DATA LINES =>
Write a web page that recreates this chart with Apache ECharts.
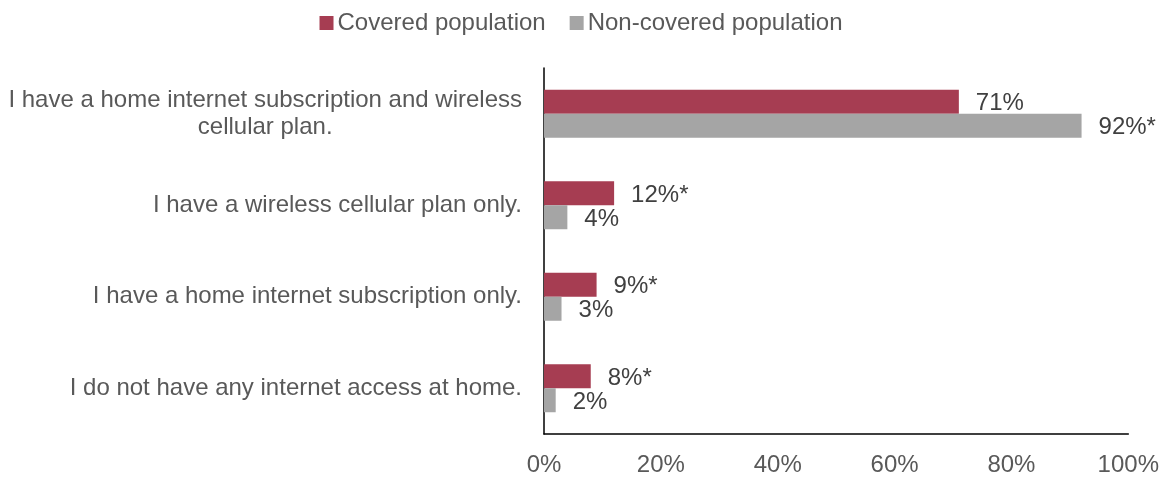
<!DOCTYPE html>
<html>
<head>
<meta charset="utf-8">
<script src="https://cdn.jsdelivr.net/npm/echarts@6/dist/echarts.min.js"></script>
<style>
  html, body { margin: 0; padding: 0; background: #fff; }
  #chart { width: 1162px; height: 477px; }
</style>
</head>
<body>
<div id="chart"></div>
<script>
// Survey responses on home internet access
const categories = [
  'I have a home internet subscription and wireless\ncellular plan.',
  'I have a wireless cellular plan only.',
  'I have a home internet subscription only.',
  'I do not have any internet access at home.'
];
const seriesNames = ['Covered population', 'Non-covered population'];
const coveredValues = [71, 12, 9, 8];
const nonCoveredValues = [92, 4, 3, 2];
// '*' marks statistically significant differences
const coveredMarks = ['', '*', '*', '*'];
const nonCoveredMarks = ['*', '', '', ''];
const xTicks = [0, 20, 40, 60, 80, 100];

const FONT = '"Liberation Sans", Arial, sans-serif';
const chart = echarts.init(document.getElementById('chart'));

function labelFor(marks) {
  return {
    show: true,
    position: 'right',
    distance: 17,
    offset: [0, 2],
    fontFamily: FONT,
    fontSize: 24,
    color: '#404040',
    formatter: p => p.value + '%' + marks[p.dataIndex]
  };
}

chart.setOption({
  animation: false,
  textStyle: { fontFamily: FONT },
  legend: {
    top: 6,
    left: 'center',
    itemWidth: 14,
    itemHeight: 14,
    itemGap: 24,
    icon: 'rect',
    textStyle: { fontFamily: FONT, fontSize: 24, color: '#595959', padding: [0, 0, 0, -1] },
    data: seriesNames
  },
  grid: { left: 544, right: 32, top: 68, bottom: 37, containLabel: false },
  xAxis: {
    type: 'value',
    min: xTicks[0],
    max: xTicks[xTicks.length - 1],
    interval: 20,
    axisLine: { show: true, lineStyle: { color: '#000', width: 1.5 } },
    axisTick: { show: false },
    splitLine: { show: false },
    axisLabel: {
      margin: 19,
      fontFamily: FONT,
      fontSize: 24,
      color: '#595959',
      formatter: v => v + '%'
    }
  },
  yAxis: {
    type: 'category',
    inverse: true,
    data: categories,
    axisLine: { show: true, lineStyle: { color: '#000', width: 1.5 } },
    axisTick: { show: false },
    axisLabel: {
      margin: 22,
      fontFamily: FONT,
      fontSize: 24,
      lineHeight: 27,
      color: '#595959',
      align: 'right',
      formatter: v => v.indexOf('\n') >= 0
        ? v.split('\n').map(s => '{c|' + s + '}').join('\n')
        : v,
      rich: {
        c: { align: 'center', fontFamily: FONT, fontSize: 24, lineHeight: 27, color: '#595959' }
      }
    }
  },
  series: [
    {
      name: seriesNames[0],
      type: 'bar',
      data: coveredValues,
      barWidth: 24,
      barGap: '0%',
      itemStyle: { color: '#A63D52' },
      label: labelFor(coveredMarks)
    },
    {
      name: seriesNames[1],
      type: 'bar',
      data: nonCoveredValues,
      barWidth: 24,
      barGap: '0%',
      itemStyle: { color: '#A5A5A5' },
      label: labelFor(nonCoveredMarks)
    }
  ]
});
</script>
</body>
</html>
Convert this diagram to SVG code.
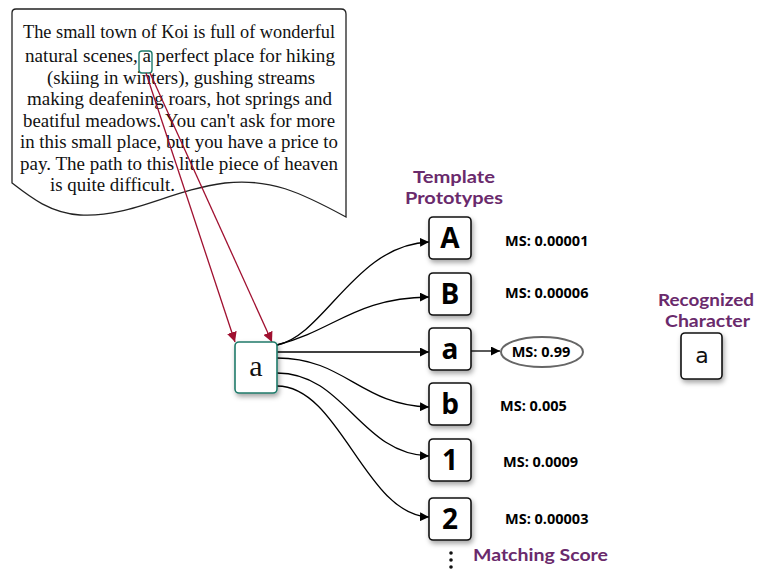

TASK PROMPT =>
Pictures in the records above should not be copied. Repeat everything else exactly.

REPLY TO THE EXERCISE =>
Write a web page that recreates this chart with Apache ECharts.
<!DOCTYPE html>
<html>
<head>
<meta charset="utf-8">
<script src="https://cdn.jsdelivr.net/npm/echarts@6/dist/echarts.min.js"></script>
<style>
  html, body { margin: 0; padding: 0; background: #fff; }
  #chart { width: 1162px; height: 477px; }
</style>
</head>
<body>
<div id="chart"></div>
<script>
// Survey responses on home internet access
const categories = [
  'I have a home internet subscription and wireless\ncellular plan.',
  'I have a wireless cellular plan only.',
  'I have a home internet subscription only.',
  'I do not have any internet access at home.'
];
const seriesNames = ['Covered population', 'Non-covered population'];
const coveredValues = [71, 12, 9, 8];
const nonCoveredValues = [92, 4, 3, 2];
// '*' marks statistically significant differences
const coveredMarks = ['', '*', '*', '*'];
const nonCoveredMarks = ['*', '', '', ''];
const xTicks = [0, 20, 40, 60, 80, 100];

const FONT = '"Liberation Sans", Arial, sans-serif';
const chart = echarts.init(document.getElementById('chart'));

function labelFor(marks) {
  return {
    show: true,
    position: 'right',
    distance: 17,
    offset: [0, 2],
    fontFamily: FONT,
    fontSize: 24,
    color: '#404040',
    formatter: p => p.value + '%' + marks[p.dataIndex]
  };
}

chart.setOption({
  animation: false,
  textStyle: { fontFamily: FONT },
  legend: {
    top: 6,
    left: 'center',
    itemWidth: 14,
    itemHeight: 14,
    itemGap: 24,
    icon: 'rect',
    textStyle: { fontFamily: FONT, fontSize: 24, color: '#595959', padding: [0, 0, 0, -1] },
    data: seriesNames
  },
  grid: { left: 544, right: 32, top: 68, bottom: 37, containLabel: false },
  xAxis: {
    type: 'value',
    min: xTicks[0],
    max: xTicks[xTicks.length - 1],
    interval: 20,
    axisLine: { show: true, lineStyle: { color: '#000', width: 1.5 } },
    axisTick: { show: false },
    splitLine: { show: false },
    axisLabel: {
      margin: 19,
      fontFamily: FONT,
      fontSize: 24,
      color: '#595959',
      formatter: v => v + '%'
    }
  },
  yAxis: {
    type: 'category',
    inverse: true,
    data: categories,
    axisLine: { show: true, lineStyle: { color: '#000', width: 1.5 } },
    axisTick: { show: false },
    axisLabel: {
      margin: 22,
      fontFamily: FONT,
      fontSize: 24,
      lineHeight: 27,
      color: '#595959',
      align: 'right',
      formatter: v => v.indexOf('\n') >= 0
        ? v.split('\n').map(s => '{c|' + s + '}').join('\n')
        : v,
      rich: {
        c: { align: 'center', fontFamily: FONT, fontSize: 24, lineHeight: 27, color: '#595959' }
      }
    }
  },
  series: [
    {
      name: seriesNames[0],
      type: 'bar',
      data: coveredValues,
      barWidth: 24,
      barGap: '0%',
      itemStyle: { color: '#A63D52' },
      label: labelFor(coveredMarks)
    },
    {
      name: seriesNames[1],
      type: 'bar',
      data: nonCoveredValues,
      barWidth: 24,
      barGap: '0%',
      itemStyle: { color: '#A5A5A5' },
      label: labelFor(nonCoveredMarks)
    }
  ]
});
</script>
</body>
</html>
Convert this diagram to SVG code.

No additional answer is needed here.